>> BEGIN
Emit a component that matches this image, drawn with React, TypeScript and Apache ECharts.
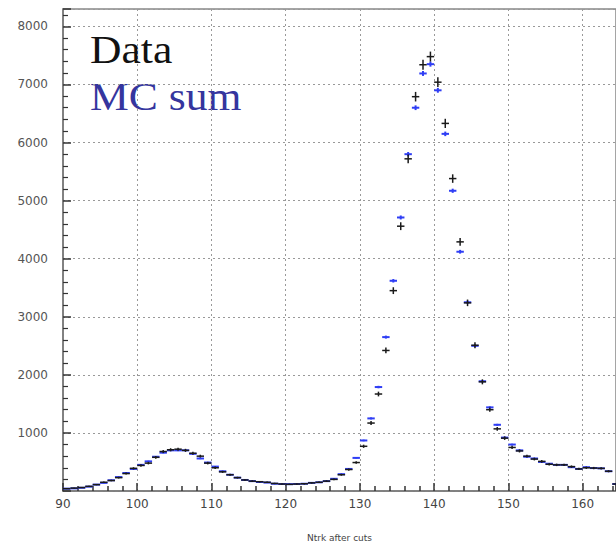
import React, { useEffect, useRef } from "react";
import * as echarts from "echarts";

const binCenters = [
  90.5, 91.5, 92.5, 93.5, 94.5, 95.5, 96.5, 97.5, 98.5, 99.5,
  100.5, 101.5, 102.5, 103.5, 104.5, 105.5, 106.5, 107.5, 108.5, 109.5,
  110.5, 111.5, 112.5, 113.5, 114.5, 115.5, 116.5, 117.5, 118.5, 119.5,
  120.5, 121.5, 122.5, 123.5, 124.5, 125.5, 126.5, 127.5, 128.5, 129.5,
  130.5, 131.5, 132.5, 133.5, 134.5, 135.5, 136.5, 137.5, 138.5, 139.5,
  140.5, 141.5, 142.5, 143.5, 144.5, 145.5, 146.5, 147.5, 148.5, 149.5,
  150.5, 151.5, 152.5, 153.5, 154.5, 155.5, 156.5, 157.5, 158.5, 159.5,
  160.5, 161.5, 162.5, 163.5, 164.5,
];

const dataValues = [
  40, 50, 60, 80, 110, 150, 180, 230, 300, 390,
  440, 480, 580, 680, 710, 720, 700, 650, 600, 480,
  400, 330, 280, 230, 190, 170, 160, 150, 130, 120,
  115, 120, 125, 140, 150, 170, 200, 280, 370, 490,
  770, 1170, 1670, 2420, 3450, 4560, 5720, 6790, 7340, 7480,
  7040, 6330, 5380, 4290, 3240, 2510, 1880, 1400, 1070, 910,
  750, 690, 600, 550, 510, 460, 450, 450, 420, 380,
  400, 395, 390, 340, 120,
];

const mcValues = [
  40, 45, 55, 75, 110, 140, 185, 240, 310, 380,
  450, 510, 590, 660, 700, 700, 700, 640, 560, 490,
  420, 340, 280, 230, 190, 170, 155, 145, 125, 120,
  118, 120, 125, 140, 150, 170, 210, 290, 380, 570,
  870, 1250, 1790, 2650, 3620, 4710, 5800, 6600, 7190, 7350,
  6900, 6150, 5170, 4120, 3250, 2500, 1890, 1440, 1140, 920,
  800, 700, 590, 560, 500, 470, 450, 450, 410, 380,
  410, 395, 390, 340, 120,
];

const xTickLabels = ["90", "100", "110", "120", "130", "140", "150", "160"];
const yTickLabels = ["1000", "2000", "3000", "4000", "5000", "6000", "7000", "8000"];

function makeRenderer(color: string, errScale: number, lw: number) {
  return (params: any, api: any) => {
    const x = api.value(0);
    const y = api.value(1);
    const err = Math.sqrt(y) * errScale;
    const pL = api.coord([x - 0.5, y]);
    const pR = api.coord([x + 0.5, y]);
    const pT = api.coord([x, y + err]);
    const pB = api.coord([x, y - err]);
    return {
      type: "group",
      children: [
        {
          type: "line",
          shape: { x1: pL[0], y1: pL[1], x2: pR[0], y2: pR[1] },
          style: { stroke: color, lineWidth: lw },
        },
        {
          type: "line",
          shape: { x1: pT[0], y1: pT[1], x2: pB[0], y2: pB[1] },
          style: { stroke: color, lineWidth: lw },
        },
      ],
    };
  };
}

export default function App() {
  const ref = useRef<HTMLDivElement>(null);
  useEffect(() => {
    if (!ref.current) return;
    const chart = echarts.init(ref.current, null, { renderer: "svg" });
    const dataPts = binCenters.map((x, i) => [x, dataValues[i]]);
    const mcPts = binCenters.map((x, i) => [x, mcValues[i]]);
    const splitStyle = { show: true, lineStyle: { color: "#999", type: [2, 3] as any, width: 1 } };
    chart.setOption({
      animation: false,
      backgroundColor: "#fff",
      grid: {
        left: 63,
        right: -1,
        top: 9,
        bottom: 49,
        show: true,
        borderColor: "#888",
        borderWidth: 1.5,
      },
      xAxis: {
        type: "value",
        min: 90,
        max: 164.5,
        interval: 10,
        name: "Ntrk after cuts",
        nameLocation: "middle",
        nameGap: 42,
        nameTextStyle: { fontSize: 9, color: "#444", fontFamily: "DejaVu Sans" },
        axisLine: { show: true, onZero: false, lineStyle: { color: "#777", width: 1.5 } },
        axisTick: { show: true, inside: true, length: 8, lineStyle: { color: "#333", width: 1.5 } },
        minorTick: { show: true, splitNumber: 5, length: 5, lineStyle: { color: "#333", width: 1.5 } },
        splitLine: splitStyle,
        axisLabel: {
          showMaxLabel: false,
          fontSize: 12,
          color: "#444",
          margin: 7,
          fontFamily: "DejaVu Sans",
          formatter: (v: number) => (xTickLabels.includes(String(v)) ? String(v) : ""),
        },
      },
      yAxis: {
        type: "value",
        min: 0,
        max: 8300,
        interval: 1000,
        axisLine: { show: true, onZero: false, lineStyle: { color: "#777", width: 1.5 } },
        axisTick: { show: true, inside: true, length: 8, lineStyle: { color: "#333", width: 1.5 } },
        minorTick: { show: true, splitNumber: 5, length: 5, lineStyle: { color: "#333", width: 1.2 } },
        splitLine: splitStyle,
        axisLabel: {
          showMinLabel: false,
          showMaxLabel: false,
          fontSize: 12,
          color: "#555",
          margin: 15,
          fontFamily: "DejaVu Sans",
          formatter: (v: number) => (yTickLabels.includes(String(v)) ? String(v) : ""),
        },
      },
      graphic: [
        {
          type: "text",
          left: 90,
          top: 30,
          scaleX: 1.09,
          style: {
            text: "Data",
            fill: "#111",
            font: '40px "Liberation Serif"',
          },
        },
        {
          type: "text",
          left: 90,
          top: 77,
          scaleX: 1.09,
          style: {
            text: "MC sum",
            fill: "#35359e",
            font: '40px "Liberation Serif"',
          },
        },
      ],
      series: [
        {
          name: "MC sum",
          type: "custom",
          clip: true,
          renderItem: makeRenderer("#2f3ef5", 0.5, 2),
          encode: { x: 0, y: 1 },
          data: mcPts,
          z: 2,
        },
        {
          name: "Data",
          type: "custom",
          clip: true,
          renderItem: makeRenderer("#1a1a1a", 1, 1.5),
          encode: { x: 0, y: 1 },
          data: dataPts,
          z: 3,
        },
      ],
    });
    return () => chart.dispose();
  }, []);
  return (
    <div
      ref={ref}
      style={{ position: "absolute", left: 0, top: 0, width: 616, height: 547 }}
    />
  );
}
>> END
» **GIVEN EXERCISE**
Extract the full listing exactly, with the pictures left out.

» **TASK RESPONSE**
Emit a component that matches this image, drawn with React, TypeScript and Apache ECharts.
import React, { useEffect, useRef } from "react";
import * as echarts from "echarts";

const binCenters = [
  90.5, 91.5, 92.5, 93.5, 94.5, 95.5, 96.5, 97.5, 98.5, 99.5,
  100.5, 101.5, 102.5, 103.5, 104.5, 105.5, 106.5, 107.5, 108.5, 109.5,
  110.5, 111.5, 112.5, 113.5, 114.5, 115.5, 116.5, 117.5, 118.5, 119.5,
  120.5, 121.5, 122.5, 123.5, 124.5, 125.5, 126.5, 127.5, 128.5, 129.5,
  130.5, 131.5, 132.5, 133.5, 134.5, 135.5, 136.5, 137.5, 138.5, 139.5,
  140.5, 141.5, 142.5, 143.5, 144.5, 145.5, 146.5, 147.5, 148.5, 149.5,
  150.5, 151.5, 152.5, 153.5, 154.5, 155.5, 156.5, 157.5, 158.5, 159.5,
  160.5, 161.5, 162.5, 163.5, 164.5,
];

const dataValues = [
  40, 50, 60, 80, 110, 150, 180, 230, 300, 390,
  440, 480, 580, 680, 710, 720, 700, 650, 600, 480,
  400, 330, 280, 230, 190, 170, 160, 150, 130, 120,
  115, 120, 125, 140, 150, 170, 200, 280, 370, 490,
  770, 1170, 1670, 2420, 3450, 4560, 5720, 6790, 7340, 7480,
  7040, 6330, 5380, 4290, 3240, 2510, 1880, 1400, 1070, 910,
  750, 690, 600, 550, 510, 460, 450, 450, 420, 380,
  400, 395, 390, 340, 120,
];

const mcValues = [
  40, 45, 55, 75, 110, 140, 185, 240, 310, 380,
  450, 510, 590, 660, 700, 700, 700, 640, 560, 490,
  420, 340, 280, 230, 190, 170, 155, 145, 125, 120,
  118, 120, 125, 140, 150, 170, 210, 290, 380, 570,
  870, 1250, 1790, 2650, 3620, 4710, 5800, 6600, 7190, 7350,
  6900, 6150, 5170, 4120, 3250, 2500, 1890, 1440, 1140, 920,
  800, 700, 590, 560, 500, 470, 450, 450, 410, 380,
  410, 395, 390, 340, 120,
];

const xTickLabels = ["90", "100", "110", "120", "130", "140", "150", "160"];
const yTickLabels = ["1000", "2000", "3000", "4000", "5000", "6000", "7000", "8000"];

function makeRenderer(color: string, errScale: number, lw: number) {
  return (params: any, api: any) => {
    const x = api.value(0);
    const y = api.value(1);
    const err = Math.sqrt(y) * errScale;
    const pL = api.coord([x - 0.5, y]);
    const pR = api.coord([x + 0.5, y]);
    const pT = api.coord([x, y + err]);
    const pB = api.coord([x, y - err]);
    return {
      type: "group",
      children: [
        {
          type: "line",
          shape: { x1: pL[0], y1: pL[1], x2: pR[0], y2: pR[1] },
          style: { stroke: color, lineWidth: lw },
        },
        {
          type: "line",
          shape: { x1: pT[0], y1: pT[1], x2: pB[0], y2: pB[1] },
          style: { stroke: color, lineWidth: lw },
        },
      ],
    };
  };
}

export default function App() {
  const ref = useRef<HTMLDivElement>(null);
  useEffect(() => {
    if (!ref.current) return;
    const chart = echarts.init(ref.current, null, { renderer: "svg" });
    const dataPts = binCenters.map((x, i) => [x, dataValues[i]]);
    const mcPts = binCenters.map((x, i) => [x, mcValues[i]]);
    const splitStyle = { show: true, lineStyle: { color: "#999", type: [2, 3] as any, width: 1 } };
    chart.setOption({
      animation: false,
      backgroundColor: "#fff",
      grid: {
        left: 63,
        right: -1,
        top: 9,
        bottom: 49,
        show: true,
        borderColor: "#888",
        borderWidth: 1.5,
      },
      xAxis: {
        type: "value",
        min: 90,
        max: 164.5,
        interval: 10,
        name: "Ntrk after cuts",
        nameLocation: "middle",
        nameGap: 42,
        nameTextStyle: { fontSize: 9, color: "#444", fontFamily: "DejaVu Sans" },
        axisLine: { show: true, onZero: false, lineStyle: { color: "#777", width: 1.5 } },
        axisTick: { show: true, inside: true, length: 8, lineStyle: { color: "#333", width: 1.5 } },
        minorTick: { show: true, splitNumber: 5, length: 5, lineStyle: { color: "#333", width: 1.5 } },
        splitLine: splitStyle,
        axisLabel: {
          showMaxLabel: false,
          fontSize: 12,
          color: "#444",
          margin: 7,
          fontFamily: "DejaVu Sans",
          formatter: (v: number) => (xTickLabels.includes(String(v)) ? String(v) : ""),
        },
      },
      yAxis: {
        type: "value",
        min: 0,
        max: 8300,
        interval: 1000,
        axisLine: { show: true, onZero: false, lineStyle: { color: "#777", width: 1.5 } },
        axisTick: { show: true, inside: true, length: 8, lineStyle: { color: "#333", width: 1.5 } },
        minorTick: { show: true, splitNumber: 5, length: 5, lineStyle: { color: "#333", width: 1.2 } },
        splitLine: splitStyle,
        axisLabel: {
          showMinLabel: false,
          showMaxLabel: false,
          fontSize: 12,
          color: "#555",
          margin: 15,
          fontFamily: "DejaVu Sans",
          formatter: (v: number) => (yTickLabels.includes(String(v)) ? String(v) : ""),
        },
      },
      graphic: [
        {
          type: "text",
          left: 90,
          top: 30,
          scaleX: 1.09,
          style: {
            text: "Data",
            fill: "#111",
            font: '40px "Liberation Serif"',
          },
        },
        {
          type: "text",
          left: 90,
          top: 77,
          scaleX: 1.09,
          style: {
            text: "MC sum",
            fill: "#35359e",
            font: '40px "Liberation Serif"',
          },
        },
      ],
      series: [
        {
          name: "MC sum",
          type: "custom",
          clip: true,
          renderItem: makeRenderer("#2f3ef5", 0.5, 2),
          encode: { x: 0, y: 1 },
          data: mcPts,
          z: 2,
        },
        {
          name: "Data",
          type: "custom",
          clip: true,
          renderItem: makeRenderer("#1a1a1a", 1, 1.5),
          encode: { x: 0, y: 1 },
          data: dataPts,
          z: 3,
        },
      ],
    });
    return () => chart.dispose();
  }, []);
  return (
    <div
      ref={ref}
      style={{ position: "absolute", left: 0, top: 0, width: 616, height: 547 }}
    />
  );
}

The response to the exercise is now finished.